_DIRECTIONS_
Every line of the material is to be quoted verbatim, minus the pictures.

_GIVEN DATA_
____________

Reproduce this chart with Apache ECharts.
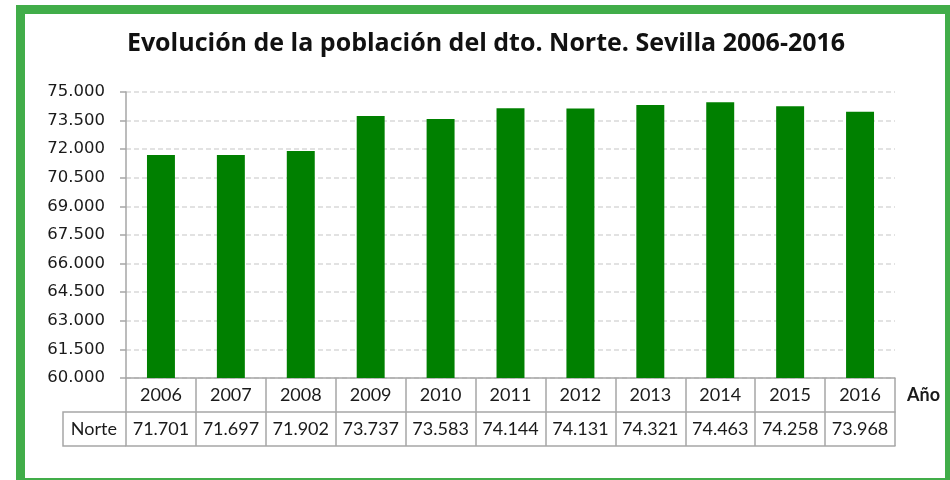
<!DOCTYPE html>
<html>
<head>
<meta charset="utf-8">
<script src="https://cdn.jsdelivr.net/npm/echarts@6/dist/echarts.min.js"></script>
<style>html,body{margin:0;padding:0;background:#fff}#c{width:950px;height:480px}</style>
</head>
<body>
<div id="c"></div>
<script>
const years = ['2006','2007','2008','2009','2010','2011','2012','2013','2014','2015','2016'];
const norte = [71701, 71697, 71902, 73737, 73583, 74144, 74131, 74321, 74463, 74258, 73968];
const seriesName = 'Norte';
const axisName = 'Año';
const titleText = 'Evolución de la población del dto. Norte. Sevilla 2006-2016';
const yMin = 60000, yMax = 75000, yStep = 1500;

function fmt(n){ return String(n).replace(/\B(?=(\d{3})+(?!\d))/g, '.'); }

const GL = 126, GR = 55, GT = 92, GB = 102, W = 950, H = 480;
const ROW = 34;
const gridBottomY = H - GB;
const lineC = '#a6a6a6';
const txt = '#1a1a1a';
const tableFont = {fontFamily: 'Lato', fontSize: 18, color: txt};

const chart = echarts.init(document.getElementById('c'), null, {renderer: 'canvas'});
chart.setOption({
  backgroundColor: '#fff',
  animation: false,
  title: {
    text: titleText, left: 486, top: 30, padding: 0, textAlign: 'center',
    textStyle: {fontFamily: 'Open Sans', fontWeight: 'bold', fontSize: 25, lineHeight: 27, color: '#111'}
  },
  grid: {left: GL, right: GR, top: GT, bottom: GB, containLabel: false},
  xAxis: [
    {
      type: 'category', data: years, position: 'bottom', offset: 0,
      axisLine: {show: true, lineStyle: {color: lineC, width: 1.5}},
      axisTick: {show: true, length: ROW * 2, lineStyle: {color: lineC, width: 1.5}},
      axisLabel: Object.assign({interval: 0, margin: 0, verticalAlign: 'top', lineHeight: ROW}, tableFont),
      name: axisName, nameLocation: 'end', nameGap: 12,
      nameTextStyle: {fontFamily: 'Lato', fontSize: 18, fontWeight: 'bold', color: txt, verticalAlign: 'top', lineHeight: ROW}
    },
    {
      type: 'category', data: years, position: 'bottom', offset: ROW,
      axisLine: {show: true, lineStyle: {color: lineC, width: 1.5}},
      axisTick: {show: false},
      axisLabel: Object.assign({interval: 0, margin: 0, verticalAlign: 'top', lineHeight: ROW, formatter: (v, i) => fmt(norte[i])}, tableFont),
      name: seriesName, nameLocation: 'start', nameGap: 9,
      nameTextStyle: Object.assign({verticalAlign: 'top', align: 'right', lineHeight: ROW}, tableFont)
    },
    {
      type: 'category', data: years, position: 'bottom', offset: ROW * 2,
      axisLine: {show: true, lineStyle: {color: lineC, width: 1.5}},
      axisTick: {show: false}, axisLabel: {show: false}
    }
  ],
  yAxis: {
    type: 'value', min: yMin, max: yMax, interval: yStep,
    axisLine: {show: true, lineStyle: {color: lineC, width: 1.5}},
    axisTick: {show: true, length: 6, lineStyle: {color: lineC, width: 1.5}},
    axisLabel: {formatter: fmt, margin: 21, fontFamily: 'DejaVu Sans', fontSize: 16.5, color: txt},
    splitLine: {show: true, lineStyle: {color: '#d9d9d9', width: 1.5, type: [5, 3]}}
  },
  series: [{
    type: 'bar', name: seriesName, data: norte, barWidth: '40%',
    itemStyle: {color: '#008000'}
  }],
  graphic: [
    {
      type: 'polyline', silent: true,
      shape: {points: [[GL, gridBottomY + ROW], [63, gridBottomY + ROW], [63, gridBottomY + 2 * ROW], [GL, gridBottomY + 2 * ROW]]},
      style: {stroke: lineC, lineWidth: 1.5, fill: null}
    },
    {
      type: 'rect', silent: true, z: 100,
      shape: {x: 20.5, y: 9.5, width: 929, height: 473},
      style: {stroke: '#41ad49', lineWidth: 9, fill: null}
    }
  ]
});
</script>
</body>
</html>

____________

_IN RESPONSE_
Reproduce this chart with Apache ECharts.
<!DOCTYPE html>
<html>
<head>
<meta charset="utf-8">
<script src="https://cdn.jsdelivr.net/npm/echarts@6/dist/echarts.min.js"></script>
<style>html,body{margin:0;padding:0;background:#fff}#c{width:950px;height:480px}</style>
</head>
<body>
<div id="c"></div>
<script>
const years = ['2006','2007','2008','2009','2010','2011','2012','2013','2014','2015','2016'];
const norte = [71701, 71697, 71902, 73737, 73583, 74144, 74131, 74321, 74463, 74258, 73968];
const seriesName = 'Norte';
const axisName = 'Año';
const titleText = 'Evolución de la población del dto. Norte. Sevilla 2006-2016';
const yMin = 60000, yMax = 75000, yStep = 1500;

function fmt(n){ return String(n).replace(/\B(?=(\d{3})+(?!\d))/g, '.'); }

const GL = 126, GR = 55, GT = 92, GB = 102, W = 950, H = 480;
const ROW = 34;
const gridBottomY = H - GB;
const lineC = '#a6a6a6';
const txt = '#1a1a1a';
const tableFont = {fontFamily: 'Lato', fontSize: 18, color: txt};

const chart = echarts.init(document.getElementById('c'), null, {renderer: 'canvas'});
chart.setOption({
  backgroundColor: '#fff',
  animation: false,
  title: {
    text: titleText, left: 486, top: 30, padding: 0, textAlign: 'center',
    textStyle: {fontFamily: 'Open Sans', fontWeight: 'bold', fontSize: 25, lineHeight: 27, color: '#111'}
  },
  grid: {left: GL, right: GR, top: GT, bottom: GB, containLabel: false},
  xAxis: [
    {
      type: 'category', data: years, position: 'bottom', offset: 0,
      axisLine: {show: true, lineStyle: {color: lineC, width: 1.5}},
      axisTick: {show: true, length: ROW * 2, lineStyle: {color: lineC, width: 1.5}},
      axisLabel: Object.assign({interval: 0, margin: 0, verticalAlign: 'top', lineHeight: ROW}, tableFont),
      name: axisName, nameLocation: 'end', nameGap: 12,
      nameTextStyle: {fontFamily: 'Lato', fontSize: 18, fontWeight: 'bold', color: txt, verticalAlign: 'top', lineHeight: ROW}
    },
    {
      type: 'category', data: years, position: 'bottom', offset: ROW,
      axisLine: {show: true, lineStyle: {color: lineC, width: 1.5}},
      axisTick: {show: false},
      axisLabel: Object.assign({interval: 0, margin: 0, verticalAlign: 'top', lineHeight: ROW, formatter: (v, i) => fmt(norte[i])}, tableFont),
      name: seriesName, nameLocation: 'start', nameGap: 9,
      nameTextStyle: Object.assign({verticalAlign: 'top', align: 'right', lineHeight: ROW}, tableFont)
    },
    {
      type: 'category', data: years, position: 'bottom', offset: ROW * 2,
      axisLine: {show: true, lineStyle: {color: lineC, width: 1.5}},
      axisTick: {show: false}, axisLabel: {show: false}
    }
  ],
  yAxis: {
    type: 'value', min: yMin, max: yMax, interval: yStep,
    axisLine: {show: true, lineStyle: {color: lineC, width: 1.5}},
    axisTick: {show: true, length: 6, lineStyle: {color: lineC, width: 1.5}},
    axisLabel: {formatter: fmt, margin: 21, fontFamily: 'DejaVu Sans', fontSize: 16.5, color: txt},
    splitLine: {show: true, lineStyle: {color: '#d9d9d9', width: 1.5, type: [5, 3]}}
  },
  series: [{
    type: 'bar', name: seriesName, data: norte, barWidth: '40%',
    itemStyle: {color: '#008000'}
  }],
  graphic: [
    {
      type: 'polyline', silent: true,
      shape: {points: [[GL, gridBottomY + ROW], [63, gridBottomY + ROW], [63, gridBottomY + 2 * ROW], [GL, gridBottomY + 2 * ROW]]},
      style: {stroke: lineC, lineWidth: 1.5, fill: null}
    },
    {
      type: 'rect', silent: true, z: 100,
      shape: {x: 20.5, y: 9.5, width: 929, height: 473},
      style: {stroke: '#41ad49', lineWidth: 9, fill: null}
    }
  ]
});
</script>
</body>
</html>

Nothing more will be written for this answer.